Il sindaco Sala primo urban artist di Milano

Il sindaco di Milano Giuseppe Sala è il maggior urban artist della città che ha comminato le prime multe per imbrattamento dei muri e del suolo pubblico della storia dell’arte urbana contemporanea in Italia, fin dai lontani ultimi anni Settanta. Atomo, al secolo Davide Tinelli, pioniere milanese della street art, ne sa qualcosa, avendo addirittura incorniciato come ready made della street culture prima maniera una contravvenzione per imbrattamento ricevuta nel 1980. 

Ma oggi, a oltre quarant’anni di distacco da quegli esordi, non ci sono più dubbi: è il Comune stesso il principale artefice dell’arte di strada, ormai il podio più alto dell’espressione artistica pubblica a Milano spetta a lui, al Beppe rinnovato al secondo mandato, per quasi una decade alla guida della capitale morale del Paese dell’arte, da lui trasformata in capitale “murale” (ma soprattutto ciclopedonale). 

Vista dall’alto, Milano sembra la vittima di un flash mob ripetuto, incessante, di una crew aliena di assaltatori creativi dello spazio civico, con sezioni a macchia di leopardo di urban art istituzionale, che tra non molto non avranno soluzione di continuità, e daranno a Milano la trama caotica, in orizzontale, dei “pezzi” ripassati o ricalcati con altre sovrapposizioni che qualifica gran parte delle superfici verticali, ovvero i muri che fanno da supporto alla creatività dei writer, quelli si, ancora clandestini per la legge. 

Incroci che ai quadrati ortogonali di strisce bianche per l’attraversamento a piedi hanno sostituito rebus a chiave (chissà poi quale chiave) stesi a terra con vernici e collanti, o piazzette e piazzole a dire poco spiazzanti, stravolte da installazioni situazionistiche multicolor che non sono più comprensibili né per gli automobilisti, né per i ciclisti e tantomeno per i pedoni. L’effetto estetico artistico è anche apprezzabile (visto dall’alto) ma il risultato per la viabilità, nella vita di sotto, quella della strada appunto, è lisergico. Nessuna delle categorie mobili che attraversano la città rispetta più alcuna regola. Un effetto trasgressivo a catena, pilotato e indotto, per curioso paradosso, dalla massima autorità cittadina.

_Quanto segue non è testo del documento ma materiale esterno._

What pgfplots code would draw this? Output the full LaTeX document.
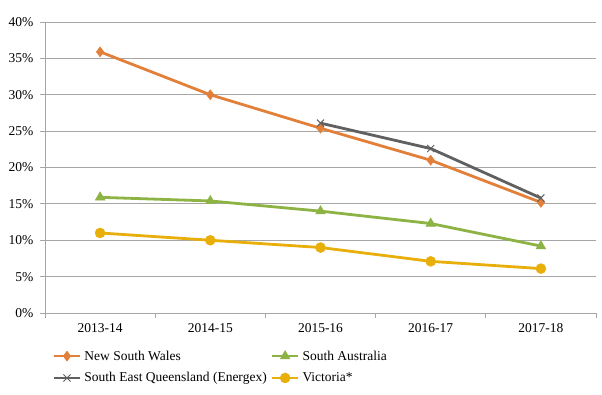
\documentclass[border=0pt]{standalone}
\usepackage{pgfplots}
\pgfplotsset{compat=1.18}
\usepackage{fontspec}
\setmainfont{Liberation Serif}
\definecolor{cnsw}{HTML}{E2803A}
\definecolor{csa}{HTML}{8DB344}
\definecolor{cseq}{HTML}{606060}
\definecolor{cvic}{HTML}{E8AE0A}
\definecolor{gridc}{HTML}{A6A6A6}
\begin{document}
\begin{tikzpicture}
\begin{axis}[
  at={(0,0)}, anchor=south west,
  scale only axis, width=551pt, height=291pt,
  xmin=-0.5, xmax=4.5, ymin=0, ymax=40,
  axis lines=left, axis line style={gridc, line width=0.8pt, -},
  font=\fontsize{13.5}{16}\selectfont,
  xtick={-0.5,0.5,1.5,2.5,3.5,4.5}, xticklabels={},
  extra x ticks={0,1,2,3,4},
  extra x tick labels={2013-14,2014-15,2015-16,2016-17,2017-18},
  extra x tick style={major tick length=0pt},
  ytick={0,5,10,15,20,25,30,35,40},
  yticklabels={0\%,5\%,10\%,15\%,20\%,25\%,30\%,35\%,40\%},
  tick align=outside, major tick length=5pt,
  tick style={gridc, line width=0.8pt},
  ymajorgrids, grid style={gridc, line width=0.8pt},
  xticklabel style={yshift=-7pt},
  yticklabel style={xshift=-3pt},
  legend columns=2,
  legend style={at={(0.008,-0.115)}, anchor=north west, draw=none, fill=none,
    font=\fontsize{13.5}{16}\selectfont, column sep=1pt, row sep=7pt,
    /tikz/every even column/.append style={column sep=2pt}},
  legend cell align=left,
  legend image code/.code={\draw[mark repeat=2,mark phase=2] plot coordinates {(0pt,0pt)(13pt,0pt)(26pt,0pt)};},
]
\addplot[cnsw, line width=2.8pt, mark=diamond*, mark size=5pt, mark options={fill=cnsw, line width=0.5pt}]
  coordinates {(0,35.9) (1,30.0) (2,25.4) (3,21.0) (4,15.2)};
\addlegendentry{New South Wales}
\addplot[csa, line width=2.8pt, mark=triangle*, mark size=5.5pt, mark options={fill=csa, line width=0.5pt}]
  coordinates {(0,15.9) (1,15.4) (2,14.0) (3,12.3) (4,9.2)};
\addlegendentry{South Australia}
\addplot[cseq, line width=2.8pt, mark=x, mark size=5pt, mark options={line width=1pt}]
  coordinates {(2,26.1) (3,22.6) (4,15.8)};
\addlegendentry{South East Queensland (Energex)}
\addplot[cvic, line width=2.8pt, mark=*, mark size=5pt, mark options={fill=cvic, line width=0.5pt}]
  coordinates {(0,11.0) (1,10.0) (2,9.0) (3,7.1) (4,6.1)};
\addlegendentry{Victoria*}
\end{axis}
\path (-45pt,-82pt) rectangle (557pt,313pt);
\end{tikzpicture}
\end{document}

Mentre il problema dei muri ricoperti a spray ha riguardato in passato le periferie, non luoghi urbani deformabili dall’estro piratesco degli artisti di strada con meno rischio e maggior gloria, l’assalto a sedimi stradali, marciapiedi, rondò e svincoli cittadini è assai protervamente disinvolto da parte delle squadre artistiche sguinzagliate dalla municipalità.

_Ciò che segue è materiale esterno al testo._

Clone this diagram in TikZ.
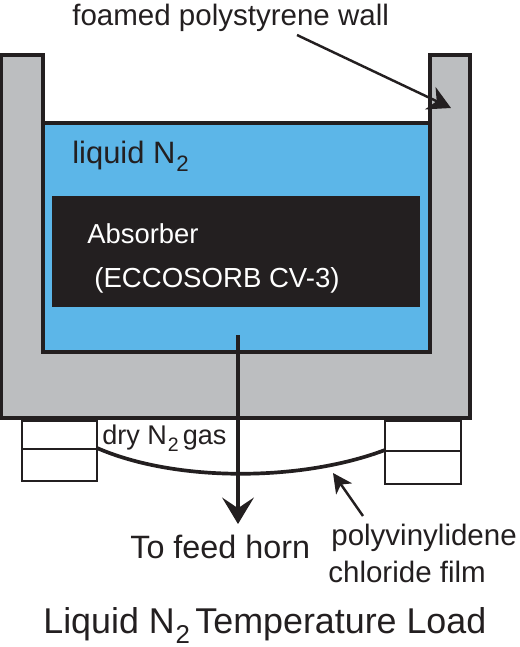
\documentclass[tikz,border=0pt]{standalone}
\usepackage{fontspec}
\setmainfont{Liberation Sans}
\usetikzlibrary{arrows.meta}
\definecolor{wallgray}{HTML}{BCBEC0}
\definecolor{ntwoblue}{HTML}{5CB6E8}
\definecolor{inkblack}{HTML}{231F20}
\newcommand{\ntwo}{N\kern.5pt\raisebox{-.28em}{\scalebox{.72}{2}}}
\tikzset{
  lbl/.style={anchor=base west,inner sep=0pt,text=inkblack,font=\fontsize{16.8}{20}\selectfont},
  part/.style={draw=inkblack,line width=2.3pt},
  flange/.style={draw=inkblack,line width=1.5pt},
  every picture/.style={line join=miter}}

\begin{document}
\begin{tikzpicture}[x=0.02cm,y=-0.02cm]
  \useasboundingbox (0,0) rectangle (520,647);
  % cryostat
  \fill[ntwoblue] (43,123) rectangle (430,352);
  \draw[part,fill=wallgray] (1,55)--(43,55)--(43,352)--(430,352)--(430,55)--(470,55)--(470,418)--(1,418)--cycle;
  \draw[part] (43,123)--(430,123);
  \node[fill=inkblack,inner sep=0pt,minimum width=368*0.02cm,minimum height=111*0.02cm] (absorber) at (236,251.5) {};
  % flanges
  \draw[flange] (22,421) rectangle (97,449) (22,449) rectangle (97,481);
  \draw[flange] (385,421) rectangle (461,451) (385,451) rectangle (461,484);
  \coordinate (filml) at (97,448); \coordinate (filmr) at (385,450);
  \draw[inkblack,line width=2.1pt] (filml) .. controls (175,482) and (300,482) .. (filmr);
  % arrows
  \coordinate (out) at (238,335); \coordinate (horn) at (238,524);
  \draw[inkblack,line width=2pt,-{Stealth[length=15pt,width=18pt,inset=6pt]}] (out)--(horn);
  \coordinate (wallfrom) at (297,35); \coordinate (wallto) at (451,108);
  \draw[inkblack,line width=1.4pt,-{Stealth[length=13pt,width=14pt,inset=4pt]}] (wallfrom)--(wallto);
  \coordinate (filmfrom) at (363,516); \coordinate (filmto) at (333,473);
  \draw[inkblack,line width=1.4pt,-{Stealth[length=11pt,width=11pt,inset=3pt]}] (filmfrom)--(filmto);
  % labels
  \node[lbl] (wall) at (72,25) {foamed polystyrene wall};
  \node[lbl,font=\fontsize{17.6}{21}\selectfont] (liquid) at (72,163) {liquid \ntwo};
  \node[lbl,text=white,font=\fontsize{15.6}{19}\selectfont] (abs) at (87,243) {Absorber};
  \node[lbl,text=white,font=\fontsize{15.7}{19}\selectfont] (ecco) at (94,287) {(ECCOSORB CV-3)};
  \node[lbl,font=\fontsize{15.4}{18}\selectfont] (gas) at (102,444) {dry \ntwo\kern.15em gas};
  \node[lbl,font=\fontsize{18.4}{22}\selectfont] (feed) at (130,558) {To feed horn};
  \node[lbl] (poly) at (331,545) {polyvinylidene};
  \node[lbl] (chlor) at (328,582) {chloride film};
  \node[lbl,font=\fontsize{20.4}{24}\selectfont] (title) at (43,633) {Liquid \ntwo\kern.15em Temperature Load};
\end{tikzpicture}
\end{document}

L’ultimo, provocatorio caso, al pari di un manifesto di Oliviero Toscani dei tempi d’oro, o di un cerchio nel grano in piena pianura padana, non meno di una linea di Nazca su un altopiano peruviano, è la segnaletica orizzontale da poco approntata in corso Monforte, nel giro di una notte. Un vero e proprio giro dell’oca disegnato sul selciato che, se appena appena dovesse essere percorso da un ciclista temerario (sempre che non sia colpito da improvviso smarrimento panico nell’orientamento) ecco che si perderebbe avviticchiandosi sulle due ruote in un turbine a risucchio. Provare per credere, se il tracciato astratto geometrico (con varianti dripping) di quell’incrocio in pieno centro, ad altissima densità di traffico, non raggiunge le vette optical urban alla Sten&Lex. Fin troppo, per chi deve solo attraversare una strada e spera di restare vivo.

La street art, poi Urban art, pur rimanendo illegale, è stata “sdoganata” quasi vent’anni or sono in una memorabile, provocatoria e discussa mostra al Pac. Ma oggi il primo cittadino è anche il primo urban artist della città. Milano vista dall’alto meriterebbe un’altra mostra, aerofotogrammetrica, al Padiglione d’Arte Contemporanea. Questa volta sarebbe tutto legale.